Chief Judge Janet DiFiore unanimously affirmed a decision by the New York Court of Appeals, which found that certain equipment such as cell towers are taxable in Mount Vernon. The decision will force T-Mobile to pay property taxes on several pieces of equipment, but could have wide-ranging implications moving forward.
According to the New York Law Journal, the ruling against T-Mobile is just one of the lawsuits the company faces for similar complaints. Other cases have been filed in Scarsdale, Manhattan, Long Island and several counties upstate.
“We’re very pleased with the decision and I think it is going to have a really big impact on municipalities because it generates some taxable property that I think has really been untapped,” Thomas Scapoli, an associate at Ingerman Smith in Westchester, who argued before the Court of Appeals for the Mount Vernon City School District, said to the New York Law Journal.
“It hasn’t been taxed by many assessors, so I think this is going to help develop some additional ratables by municipalities that haven’t been accessed so far. We’re very pleased with the decision and I think it is going to have a really big impact on municipalities because it generates some taxable property that I think has really been untapped.
"It hasn’t been taxed by many assessors, so I think this is going to help develop some ratables by municipalities that haven’t been accessed so far.”
According to Mount Vernon Mayor Richard Thomas, the case centered on the definition of "telecommunications equipment." T-Mobile owns large cellular data transmission equipment, such as antennas, cables, and "stealth walls" to shield them from view. The equipment is installed on the exterior of buildings around Mount Vernon and T-Mobile has multi-year leases with the building owners.
In her decision, DiFiore found that all the equipment included in its Mount Vernon installations fit into the definition of the state Legislature and was taxable. "Indeed, it appears that T-Mobile's equipment is precisely the type of property the Legislature intended to cover when it substantially revised the (the real property tax law) in 1987," DiFiore wrote.

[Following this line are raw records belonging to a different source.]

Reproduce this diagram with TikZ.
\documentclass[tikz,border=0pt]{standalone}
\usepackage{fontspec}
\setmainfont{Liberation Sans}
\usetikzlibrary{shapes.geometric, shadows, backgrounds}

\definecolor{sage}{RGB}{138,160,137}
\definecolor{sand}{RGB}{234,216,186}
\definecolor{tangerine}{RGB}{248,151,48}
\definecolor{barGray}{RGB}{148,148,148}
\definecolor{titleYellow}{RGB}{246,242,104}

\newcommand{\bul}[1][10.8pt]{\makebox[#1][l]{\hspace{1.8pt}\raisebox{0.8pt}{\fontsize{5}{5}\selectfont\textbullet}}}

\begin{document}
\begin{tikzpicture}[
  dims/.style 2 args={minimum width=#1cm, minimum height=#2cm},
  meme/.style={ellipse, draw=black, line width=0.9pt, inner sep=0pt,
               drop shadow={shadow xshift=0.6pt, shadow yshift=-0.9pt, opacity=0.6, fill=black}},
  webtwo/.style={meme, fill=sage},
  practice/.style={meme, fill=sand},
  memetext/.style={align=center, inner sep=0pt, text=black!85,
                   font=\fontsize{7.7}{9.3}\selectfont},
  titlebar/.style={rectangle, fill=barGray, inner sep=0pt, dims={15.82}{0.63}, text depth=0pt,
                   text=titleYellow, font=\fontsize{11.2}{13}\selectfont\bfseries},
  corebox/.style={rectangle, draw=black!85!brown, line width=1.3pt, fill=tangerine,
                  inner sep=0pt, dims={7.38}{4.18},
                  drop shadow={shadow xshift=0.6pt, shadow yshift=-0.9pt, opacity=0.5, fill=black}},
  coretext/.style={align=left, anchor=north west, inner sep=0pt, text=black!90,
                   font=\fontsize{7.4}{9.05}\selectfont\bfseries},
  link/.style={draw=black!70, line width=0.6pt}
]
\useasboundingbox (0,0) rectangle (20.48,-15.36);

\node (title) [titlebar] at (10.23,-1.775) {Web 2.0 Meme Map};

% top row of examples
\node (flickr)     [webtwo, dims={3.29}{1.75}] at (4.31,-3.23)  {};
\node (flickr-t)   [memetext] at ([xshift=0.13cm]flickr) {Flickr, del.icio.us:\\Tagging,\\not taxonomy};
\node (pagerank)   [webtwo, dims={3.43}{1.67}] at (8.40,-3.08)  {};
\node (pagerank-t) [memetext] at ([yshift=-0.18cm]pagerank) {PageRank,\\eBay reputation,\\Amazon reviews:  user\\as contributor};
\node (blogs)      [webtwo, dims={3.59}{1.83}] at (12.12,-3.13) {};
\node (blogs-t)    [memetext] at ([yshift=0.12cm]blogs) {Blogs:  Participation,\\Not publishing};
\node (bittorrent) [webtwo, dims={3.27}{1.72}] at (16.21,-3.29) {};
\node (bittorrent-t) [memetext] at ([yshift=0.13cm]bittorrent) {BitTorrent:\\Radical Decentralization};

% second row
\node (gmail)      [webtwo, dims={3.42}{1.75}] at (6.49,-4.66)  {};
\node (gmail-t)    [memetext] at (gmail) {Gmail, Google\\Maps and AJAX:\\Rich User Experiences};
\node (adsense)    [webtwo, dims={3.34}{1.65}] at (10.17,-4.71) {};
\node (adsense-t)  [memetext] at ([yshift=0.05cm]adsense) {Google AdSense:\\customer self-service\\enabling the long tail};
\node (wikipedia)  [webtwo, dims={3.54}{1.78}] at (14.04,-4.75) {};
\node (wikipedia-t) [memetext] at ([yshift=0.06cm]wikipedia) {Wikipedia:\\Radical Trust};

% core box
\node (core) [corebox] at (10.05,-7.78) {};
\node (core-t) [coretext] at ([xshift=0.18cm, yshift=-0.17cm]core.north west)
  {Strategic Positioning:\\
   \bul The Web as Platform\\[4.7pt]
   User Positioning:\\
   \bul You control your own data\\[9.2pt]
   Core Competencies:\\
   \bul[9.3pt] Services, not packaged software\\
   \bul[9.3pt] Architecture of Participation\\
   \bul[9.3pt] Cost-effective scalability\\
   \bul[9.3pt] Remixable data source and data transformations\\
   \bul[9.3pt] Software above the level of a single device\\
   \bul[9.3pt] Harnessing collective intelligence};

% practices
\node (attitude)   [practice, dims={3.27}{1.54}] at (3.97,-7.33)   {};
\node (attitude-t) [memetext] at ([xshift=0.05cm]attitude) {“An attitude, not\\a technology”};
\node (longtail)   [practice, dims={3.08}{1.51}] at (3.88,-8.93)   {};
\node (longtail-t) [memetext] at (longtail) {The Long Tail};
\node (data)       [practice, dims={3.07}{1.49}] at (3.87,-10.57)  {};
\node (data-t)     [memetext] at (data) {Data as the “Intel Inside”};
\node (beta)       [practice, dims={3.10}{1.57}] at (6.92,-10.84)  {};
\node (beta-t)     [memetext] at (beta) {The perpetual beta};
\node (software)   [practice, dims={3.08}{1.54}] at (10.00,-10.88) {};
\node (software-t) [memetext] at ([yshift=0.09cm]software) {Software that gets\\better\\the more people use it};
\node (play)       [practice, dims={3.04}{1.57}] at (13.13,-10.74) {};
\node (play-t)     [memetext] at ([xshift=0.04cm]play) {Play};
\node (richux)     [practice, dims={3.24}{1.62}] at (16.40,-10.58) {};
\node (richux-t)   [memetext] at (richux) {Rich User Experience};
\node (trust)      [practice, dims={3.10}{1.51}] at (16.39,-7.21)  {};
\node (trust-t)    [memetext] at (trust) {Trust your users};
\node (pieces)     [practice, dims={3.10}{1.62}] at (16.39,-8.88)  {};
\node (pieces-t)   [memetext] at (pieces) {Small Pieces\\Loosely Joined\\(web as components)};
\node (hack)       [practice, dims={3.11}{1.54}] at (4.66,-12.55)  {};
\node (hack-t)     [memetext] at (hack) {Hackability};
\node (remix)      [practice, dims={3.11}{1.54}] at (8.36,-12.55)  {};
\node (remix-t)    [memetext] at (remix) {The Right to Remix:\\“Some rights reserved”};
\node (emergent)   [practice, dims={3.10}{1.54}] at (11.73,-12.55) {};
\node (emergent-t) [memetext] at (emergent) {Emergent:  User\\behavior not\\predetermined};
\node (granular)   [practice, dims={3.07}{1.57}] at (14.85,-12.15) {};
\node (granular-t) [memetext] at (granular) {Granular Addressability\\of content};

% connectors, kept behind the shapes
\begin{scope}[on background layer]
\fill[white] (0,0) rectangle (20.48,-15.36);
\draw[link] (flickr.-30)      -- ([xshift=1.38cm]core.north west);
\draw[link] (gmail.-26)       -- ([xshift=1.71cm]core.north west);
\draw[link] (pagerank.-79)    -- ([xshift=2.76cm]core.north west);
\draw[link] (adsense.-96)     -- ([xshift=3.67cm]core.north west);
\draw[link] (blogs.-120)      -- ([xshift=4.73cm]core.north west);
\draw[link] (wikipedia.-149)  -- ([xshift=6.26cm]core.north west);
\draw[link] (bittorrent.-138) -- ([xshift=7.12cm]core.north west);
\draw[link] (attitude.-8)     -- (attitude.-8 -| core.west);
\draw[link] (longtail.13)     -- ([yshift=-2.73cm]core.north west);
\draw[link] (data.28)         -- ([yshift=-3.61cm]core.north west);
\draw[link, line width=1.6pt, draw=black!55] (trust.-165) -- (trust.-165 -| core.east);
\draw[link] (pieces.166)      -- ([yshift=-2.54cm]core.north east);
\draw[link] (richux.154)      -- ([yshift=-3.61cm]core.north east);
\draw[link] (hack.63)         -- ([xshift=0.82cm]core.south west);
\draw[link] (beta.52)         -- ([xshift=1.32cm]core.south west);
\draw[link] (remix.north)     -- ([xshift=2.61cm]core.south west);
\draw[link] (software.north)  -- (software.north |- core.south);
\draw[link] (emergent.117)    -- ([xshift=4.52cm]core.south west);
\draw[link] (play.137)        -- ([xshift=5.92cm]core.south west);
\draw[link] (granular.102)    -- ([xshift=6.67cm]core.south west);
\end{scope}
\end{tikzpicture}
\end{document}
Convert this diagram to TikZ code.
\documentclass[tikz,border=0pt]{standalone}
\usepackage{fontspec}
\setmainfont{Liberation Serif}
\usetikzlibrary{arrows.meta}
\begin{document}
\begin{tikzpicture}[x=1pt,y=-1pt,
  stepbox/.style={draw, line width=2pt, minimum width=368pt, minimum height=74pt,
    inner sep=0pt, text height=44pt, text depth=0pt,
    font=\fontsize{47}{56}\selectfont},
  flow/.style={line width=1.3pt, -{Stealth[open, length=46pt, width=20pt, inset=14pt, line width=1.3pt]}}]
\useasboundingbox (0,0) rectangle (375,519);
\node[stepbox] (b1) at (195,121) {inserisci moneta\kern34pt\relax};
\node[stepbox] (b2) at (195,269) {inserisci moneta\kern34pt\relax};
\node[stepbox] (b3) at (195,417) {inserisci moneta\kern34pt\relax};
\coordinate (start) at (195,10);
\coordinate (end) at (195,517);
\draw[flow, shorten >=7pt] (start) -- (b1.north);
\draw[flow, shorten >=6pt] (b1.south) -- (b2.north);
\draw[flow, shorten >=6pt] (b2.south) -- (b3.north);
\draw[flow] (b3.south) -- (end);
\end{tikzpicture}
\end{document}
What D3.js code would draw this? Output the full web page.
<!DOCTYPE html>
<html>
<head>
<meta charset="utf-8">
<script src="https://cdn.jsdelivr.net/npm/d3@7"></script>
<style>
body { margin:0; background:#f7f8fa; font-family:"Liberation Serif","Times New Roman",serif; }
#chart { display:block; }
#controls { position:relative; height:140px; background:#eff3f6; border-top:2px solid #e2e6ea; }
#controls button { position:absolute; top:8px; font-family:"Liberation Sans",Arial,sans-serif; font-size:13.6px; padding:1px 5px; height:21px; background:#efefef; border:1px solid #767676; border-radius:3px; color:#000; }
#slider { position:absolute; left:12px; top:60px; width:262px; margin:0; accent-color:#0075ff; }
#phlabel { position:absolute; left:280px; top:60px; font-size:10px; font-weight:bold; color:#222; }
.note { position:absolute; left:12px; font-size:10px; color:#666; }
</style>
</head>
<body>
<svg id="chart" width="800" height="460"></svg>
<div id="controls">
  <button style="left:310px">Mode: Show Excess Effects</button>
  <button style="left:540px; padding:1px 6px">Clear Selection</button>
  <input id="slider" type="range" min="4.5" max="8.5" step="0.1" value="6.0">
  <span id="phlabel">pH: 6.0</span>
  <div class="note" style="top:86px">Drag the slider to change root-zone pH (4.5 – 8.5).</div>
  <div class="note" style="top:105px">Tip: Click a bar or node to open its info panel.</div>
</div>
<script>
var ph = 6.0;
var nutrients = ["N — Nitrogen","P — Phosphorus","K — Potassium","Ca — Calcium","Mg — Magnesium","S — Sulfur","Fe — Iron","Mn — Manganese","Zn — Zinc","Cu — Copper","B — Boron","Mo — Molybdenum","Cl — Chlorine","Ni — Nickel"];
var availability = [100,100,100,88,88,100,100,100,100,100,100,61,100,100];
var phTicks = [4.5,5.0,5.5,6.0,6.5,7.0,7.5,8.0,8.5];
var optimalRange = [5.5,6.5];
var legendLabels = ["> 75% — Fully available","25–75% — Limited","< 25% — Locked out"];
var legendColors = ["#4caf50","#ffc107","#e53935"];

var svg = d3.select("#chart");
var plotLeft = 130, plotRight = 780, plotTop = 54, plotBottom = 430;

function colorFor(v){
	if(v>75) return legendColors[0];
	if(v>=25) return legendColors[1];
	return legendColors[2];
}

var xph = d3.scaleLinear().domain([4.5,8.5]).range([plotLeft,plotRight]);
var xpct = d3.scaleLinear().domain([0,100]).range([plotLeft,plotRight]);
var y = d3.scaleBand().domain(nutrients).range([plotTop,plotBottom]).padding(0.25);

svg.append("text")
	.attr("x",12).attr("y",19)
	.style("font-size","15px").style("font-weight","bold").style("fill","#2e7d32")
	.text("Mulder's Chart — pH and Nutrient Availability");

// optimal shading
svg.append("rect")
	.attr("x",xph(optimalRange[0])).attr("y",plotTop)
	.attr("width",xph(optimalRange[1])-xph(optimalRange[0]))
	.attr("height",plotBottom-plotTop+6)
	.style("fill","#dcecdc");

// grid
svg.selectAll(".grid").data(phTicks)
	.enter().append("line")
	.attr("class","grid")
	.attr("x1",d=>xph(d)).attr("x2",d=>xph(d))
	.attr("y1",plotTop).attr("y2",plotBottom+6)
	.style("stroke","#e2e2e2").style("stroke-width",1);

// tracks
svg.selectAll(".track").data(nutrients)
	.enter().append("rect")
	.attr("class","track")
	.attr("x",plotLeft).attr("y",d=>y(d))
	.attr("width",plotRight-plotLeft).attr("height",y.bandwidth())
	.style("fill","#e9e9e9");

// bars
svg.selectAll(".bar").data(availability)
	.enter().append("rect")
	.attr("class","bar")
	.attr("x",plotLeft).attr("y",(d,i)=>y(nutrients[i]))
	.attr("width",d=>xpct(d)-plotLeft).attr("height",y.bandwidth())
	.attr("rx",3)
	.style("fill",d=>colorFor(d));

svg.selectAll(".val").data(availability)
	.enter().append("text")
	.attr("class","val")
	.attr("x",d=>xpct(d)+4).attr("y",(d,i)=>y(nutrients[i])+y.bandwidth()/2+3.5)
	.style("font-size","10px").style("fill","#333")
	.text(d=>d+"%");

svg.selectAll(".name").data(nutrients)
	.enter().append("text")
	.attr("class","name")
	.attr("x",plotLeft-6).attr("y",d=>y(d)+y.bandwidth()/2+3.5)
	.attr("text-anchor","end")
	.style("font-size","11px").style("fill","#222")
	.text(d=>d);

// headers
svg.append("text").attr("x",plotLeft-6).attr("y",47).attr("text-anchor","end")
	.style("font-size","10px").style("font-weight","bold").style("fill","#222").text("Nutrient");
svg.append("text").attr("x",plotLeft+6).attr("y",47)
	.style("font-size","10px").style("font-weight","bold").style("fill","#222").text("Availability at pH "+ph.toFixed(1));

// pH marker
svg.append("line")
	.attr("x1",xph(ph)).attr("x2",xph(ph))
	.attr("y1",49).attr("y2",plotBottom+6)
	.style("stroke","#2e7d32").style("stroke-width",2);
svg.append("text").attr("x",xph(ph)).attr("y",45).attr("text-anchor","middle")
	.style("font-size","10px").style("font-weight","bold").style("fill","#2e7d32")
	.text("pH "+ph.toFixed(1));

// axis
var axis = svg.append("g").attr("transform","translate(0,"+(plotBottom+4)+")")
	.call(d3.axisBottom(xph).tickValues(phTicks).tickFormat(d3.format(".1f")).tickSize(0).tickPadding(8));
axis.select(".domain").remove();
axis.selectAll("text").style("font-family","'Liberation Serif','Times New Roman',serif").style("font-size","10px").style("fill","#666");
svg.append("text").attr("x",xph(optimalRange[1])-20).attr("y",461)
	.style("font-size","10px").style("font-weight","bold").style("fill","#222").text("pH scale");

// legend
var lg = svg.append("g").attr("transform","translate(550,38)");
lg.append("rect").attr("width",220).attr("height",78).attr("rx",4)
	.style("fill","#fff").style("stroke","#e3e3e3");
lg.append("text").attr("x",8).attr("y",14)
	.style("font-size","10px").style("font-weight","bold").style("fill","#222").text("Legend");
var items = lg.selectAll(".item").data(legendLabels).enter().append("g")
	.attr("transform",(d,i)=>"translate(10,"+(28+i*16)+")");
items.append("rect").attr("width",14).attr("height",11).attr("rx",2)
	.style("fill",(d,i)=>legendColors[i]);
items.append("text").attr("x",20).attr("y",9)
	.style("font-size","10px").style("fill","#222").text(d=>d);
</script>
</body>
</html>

Thomas said that Mount Vernon has "taken the lead in pushing tech giants to treat taxpayers fairly."
“The state Court of Appeals decision is a huge victory for taxpayers in Mount Vernon and around the state. By successfully arguing for common sense — that cell towers and other equipment can be taxed — Mount Vernon has established a long-term source of revenue that’s beneficial to its residents and all municipalities across the state. Taxpayers deserve to share in the innovations of technology and this decision protects that dynamic.”